> _PROBLEM TO SOLVE_
Please transcribe the listing below in full and word for word, without its pictures.

> _DATASET CONTENT_
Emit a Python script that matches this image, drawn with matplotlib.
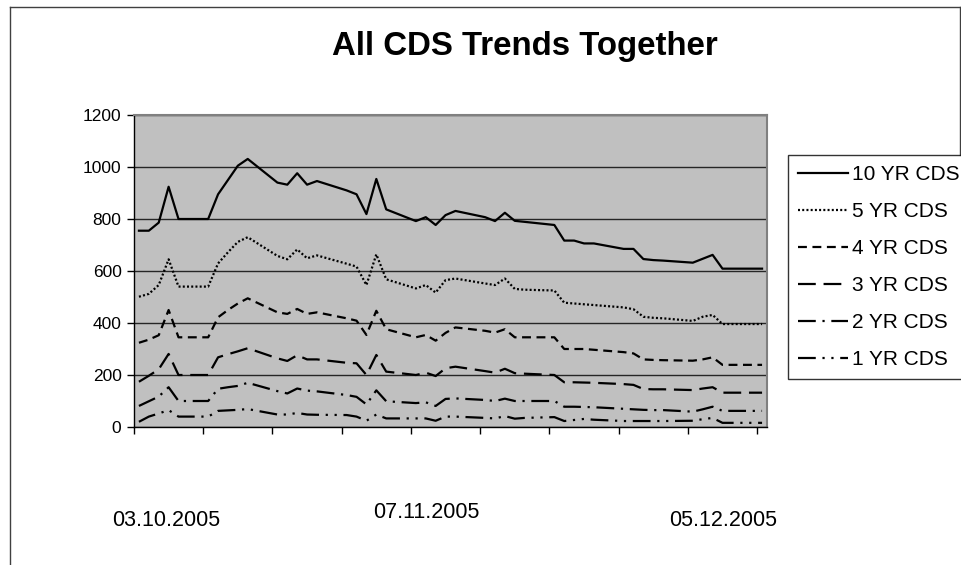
import matplotlib
matplotlib.use("Agg")
import matplotlib.pyplot as plt
import matplotlib.dates as mdates
from matplotlib.lines import Line2D
import pandas as pd

plt.rcParams["font.family"] = ["Liberation Sans", "DejaVu Sans"]

# Trading days, 03.10.2005 - 05.12.2005
dates = pd.bdate_range("2005-10-03", "2005-12-05")

cds_10y = [755, 755, 786, 924, 800, 800, 895, 950, 1005, 1031,
           940, 932, 976, 932, 946, 910, 895, 819, 954, 837,
           792, 807, 777, 815, 831, 807, 792, 824, 793, 789,
           777, 717, 717, 706, 706, 685, 685, 646, 642, 640,
           632, 647, 662, 609, 609, 609]
cds_5y = [501, 512, 546, 645, 540, 540, 629, 672, 712, 730,
          658, 645, 683, 649, 660, 628, 617, 546, 664, 568,
          533, 546, 517, 565, 571, 552, 546, 571, 531, 528,
          525, 478, 475, 472, 469, 460, 453, 424, 420, 418,
          408, 424, 431, 396, 396, 396]
cds_4y = [324, 336, 353, 450, 345, 345, 422, 450, 475, 495,
          441, 435, 454, 435, 441, 418, 409, 354, 447, 376,
          345, 354, 332, 362, 383, 370, 363, 376, 345, 345,
          345, 300, 300, 300, 297, 288, 283, 260, 258, 257,
          255, 260, 268, 239, 239, 239]
cds_3y = [174, 197, 222, 281, 200, 200, 268, 280, 291, 303,
          264, 254, 276, 260, 260, 247, 245, 200, 277, 213,
          200, 209, 196, 226, 232, 215, 209, 224, 207, 205,
          200, 172, 172, 171, 170, 165, 162, 146, 145, 145,
          142, 148, 153, 132, 132, 132]
cds_2y = [81, 99, 117, 153, 100, 100, 147, 153, 158, 170,
          138, 129, 148, 140, 137, 123, 116, 87, 141, 99,
          92, 95, 81, 108, 110, 104, 100, 109, 100, 100,
          100, 78, 78, 77, 76, 70, 68, 66, 65, 65,
          59, 68, 78, 62, 62, 62]
cds_1y = [20, 40, 52, 65, 40, 40, 62, 64, 66, 69,
          48, 48, 54, 48, 47, 46, 40, 24, 48, 33,
          33, 33, 24, 40, 40, 35, 33, 42, 32, 35,
          38, 23, 27, 31, 28, 23, 23, 23, 23, 23,
          24, 30, 35, 16, 16, 16]

series_names = ["10 YR CDS", "5 YR CDS", "4 YR CDS", "3 YR CDS", "2 YR CDS", "1 YR CDS"]
series_values = [cds_10y, cds_5y, cds_4y, cds_3y, cds_2y, cds_1y]
# Excel-like line dash styles (solid, round dot, dash, long dash,
# long dash-dot, long dash-dot-dot)
line_styles = ["-", (0, (0.9, 1.0)), (0, (4, 2.5)), (0, (8, 3.5)),
               (0, (8, 3, 1, 3)), (0, (8, 3, 1, 3, 1, 3))]

date_labels = ["03.10.2005", "07.11.2005", "05.12.2005"]
date_label_pos = [(166, 520), (426, 512), (723, 521)]

W, H = 961, 565
fig = plt.figure(figsize=(W / 100, H / 100), dpi=100)
fig.patch.set_facecolor("white")

ax = fig.add_axes([134 / W, 1 - 427 / H, 633 / W, 312 / H])
ax.set_facecolor("#C0C0C0")

# each trading day sits in the middle of its one-day slot
x = mdates.date2num(dates) + 0.5
handles = []
for name, vals, ls in zip(series_names, series_values, line_styles):
    h, = ax.plot(x, vals, color="black", lw=1.6, linestyle=ls, label=name)
    handles.append(h)

ax.set_ylim(0, 1200)
ax.set_yticks(range(0, 1201, 200))
ax.set_xlim(mdates.date2num(pd.Timestamp("2005-10-03")),
            mdates.date2num(pd.Timestamp("2005-12-06")))
ax.xaxis.set_major_locator(mdates.WeekdayLocator(byweekday=mdates.MO))
ax.xaxis.set_major_formatter(plt.NullFormatter())

ax.grid(axis="y", color="#262626", lw=1.0)
ax.set_axisbelow(True)
ax.tick_params(axis="both", direction="out", length=5, width=1, color="black",
               labelsize=12.5, pad=4)
for side in ("left", "bottom"):
    ax.spines[side].set_color("black")
    ax.spines[side].set_linewidth(1.0)
for side in ("top", "right"):
    ax.spines[side].set_color("#808080")
    ax.spines[side].set_linewidth(1.5)

fig.text(525 / W, 1 - 47 / H, "All CDS Trends Together", ha="center", va="center",
         fontsize=23.8, fontweight="bold")

for lab, (px, py) in zip(date_labels, date_label_pos):
    fig.text(px / W, 1 - py / H, lab, ha="center", va="center", fontsize=15.5)

leg = fig.legend(handles=handles, loc="upper left",
                 bbox_to_anchor=(788 / W, 1 - 155 / H), fontsize=15,
                 frameon=True, fancybox=False, edgecolor="black",
                 handlelength=2.4, handletextpad=0.15, labelspacing=0.86,
                 borderpad=0.5, borderaxespad=0)
leg.get_frame().set_linewidth(1.0)

# chart-area border
frame_color = "#404040"
fig.add_artist(Line2D([10 / W, 10 / W], [0, 1 - 7 / H], color=frame_color, lw=1))
fig.add_artist(Line2D([10 / W, 960 / W], [1 - 7 / H, 1 - 7 / H], color=frame_color, lw=1))
fig.add_artist(Line2D([960 / W, 960 / W], [1 - 7 / H, 1 - 155 / H], color=frame_color, lw=1))

fig.savefig("out.png", dpi=100)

> _IN RESPONSE_
Emit a Python script that matches this image, drawn with matplotlib.
import matplotlib
matplotlib.use("Agg")
import matplotlib.pyplot as plt
import matplotlib.dates as mdates
from matplotlib.lines import Line2D
import pandas as pd

plt.rcParams["font.family"] = ["Liberation Sans", "DejaVu Sans"]

# Trading days, 03.10.2005 - 05.12.2005
dates = pd.bdate_range("2005-10-03", "2005-12-05")

cds_10y = [755, 755, 786, 924, 800, 800, 895, 950, 1005, 1031,
           940, 932, 976, 932, 946, 910, 895, 819, 954, 837,
           792, 807, 777, 815, 831, 807, 792, 824, 793, 789,
           777, 717, 717, 706, 706, 685, 685, 646, 642, 640,
           632, 647, 662, 609, 609, 609]
cds_5y = [501, 512, 546, 645, 540, 540, 629, 672, 712, 730,
          658, 645, 683, 649, 660, 628, 617, 546, 664, 568,
          533, 546, 517, 565, 571, 552, 546, 571, 531, 528,
          525, 478, 475, 472, 469, 460, 453, 424, 420, 418,
          408, 424, 431, 396, 396, 396]
cds_4y = [324, 336, 353, 450, 345, 345, 422, 450, 475, 495,
          441, 435, 454, 435, 441, 418, 409, 354, 447, 376,
          345, 354, 332, 362, 383, 370, 363, 376, 345, 345,
          345, 300, 300, 300, 297, 288, 283, 260, 258, 257,
          255, 260, 268, 239, 239, 239]
cds_3y = [174, 197, 222, 281, 200, 200, 268, 280, 291, 303,
          264, 254, 276, 260, 260, 247, 245, 200, 277, 213,
          200, 209, 196, 226, 232, 215, 209, 224, 207, 205,
          200, 172, 172, 171, 170, 165, 162, 146, 145, 145,
          142, 148, 153, 132, 132, 132]
cds_2y = [81, 99, 117, 153, 100, 100, 147, 153, 158, 170,
          138, 129, 148, 140, 137, 123, 116, 87, 141, 99,
          92, 95, 81, 108, 110, 104, 100, 109, 100, 100,
          100, 78, 78, 77, 76, 70, 68, 66, 65, 65,
          59, 68, 78, 62, 62, 62]
cds_1y = [20, 40, 52, 65, 40, 40, 62, 64, 66, 69,
          48, 48, 54, 48, 47, 46, 40, 24, 48, 33,
          33, 33, 24, 40, 40, 35, 33, 42, 32, 35,
          38, 23, 27, 31, 28, 23, 23, 23, 23, 23,
          24, 30, 35, 16, 16, 16]

series_names = ["10 YR CDS", "5 YR CDS", "4 YR CDS", "3 YR CDS", "2 YR CDS", "1 YR CDS"]
series_values = [cds_10y, cds_5y, cds_4y, cds_3y, cds_2y, cds_1y]
# Excel-like line dash styles (solid, round dot, dash, long dash,
# long dash-dot, long dash-dot-dot)
line_styles = ["-", (0, (0.9, 1.0)), (0, (4, 2.5)), (0, (8, 3.5)),
               (0, (8, 3, 1, 3)), (0, (8, 3, 1, 3, 1, 3))]

date_labels = ["03.10.2005", "07.11.2005", "05.12.2005"]
date_label_pos = [(166, 520), (426, 512), (723, 521)]

W, H = 961, 565
fig = plt.figure(figsize=(W / 100, H / 100), dpi=100)
fig.patch.set_facecolor("white")

ax = fig.add_axes([134 / W, 1 - 427 / H, 633 / W, 312 / H])
ax.set_facecolor("#C0C0C0")

# each trading day sits in the middle of its one-day slot
x = mdates.date2num(dates) + 0.5
handles = []
for name, vals, ls in zip(series_names, series_values, line_styles):
    h, = ax.plot(x, vals, color="black", lw=1.6, linestyle=ls, label=name)
    handles.append(h)

ax.set_ylim(0, 1200)
ax.set_yticks(range(0, 1201, 200))
ax.set_xlim(mdates.date2num(pd.Timestamp("2005-10-03")),
            mdates.date2num(pd.Timestamp("2005-12-06")))
ax.xaxis.set_major_locator(mdates.WeekdayLocator(byweekday=mdates.MO))
ax.xaxis.set_major_formatter(plt.NullFormatter())

ax.grid(axis="y", color="#262626", lw=1.0)
ax.set_axisbelow(True)
ax.tick_params(axis="both", direction="out", length=5, width=1, color="black",
               labelsize=12.5, pad=4)
for side in ("left", "bottom"):
    ax.spines[side].set_color("black")
    ax.spines[side].set_linewidth(1.0)
for side in ("top", "right"):
    ax.spines[side].set_color("#808080")
    ax.spines[side].set_linewidth(1.5)

fig.text(525 / W, 1 - 47 / H, "All CDS Trends Together", ha="center", va="center",
         fontsize=23.8, fontweight="bold")

for lab, (px, py) in zip(date_labels, date_label_pos):
    fig.text(px / W, 1 - py / H, lab, ha="center", va="center", fontsize=15.5)

leg = fig.legend(handles=handles, loc="upper left",
                 bbox_to_anchor=(788 / W, 1 - 155 / H), fontsize=15,
                 frameon=True, fancybox=False, edgecolor="black",
                 handlelength=2.4, handletextpad=0.15, labelspacing=0.86,
                 borderpad=0.5, borderaxespad=0)
leg.get_frame().set_linewidth(1.0)

# chart-area border
frame_color = "#404040"
fig.add_artist(Line2D([10 / W, 10 / W], [0, 1 - 7 / H], color=frame_color, lw=1))
fig.add_artist(Line2D([10 / W, 960 / W], [1 - 7 / H, 1 - 7 / H], color=frame_color, lw=1))
fig.add_artist(Line2D([960 / W, 960 / W], [1 - 7 / H, 1 - 155 / H], color=frame_color, lw=1))

fig.savefig("out.png", dpi=100)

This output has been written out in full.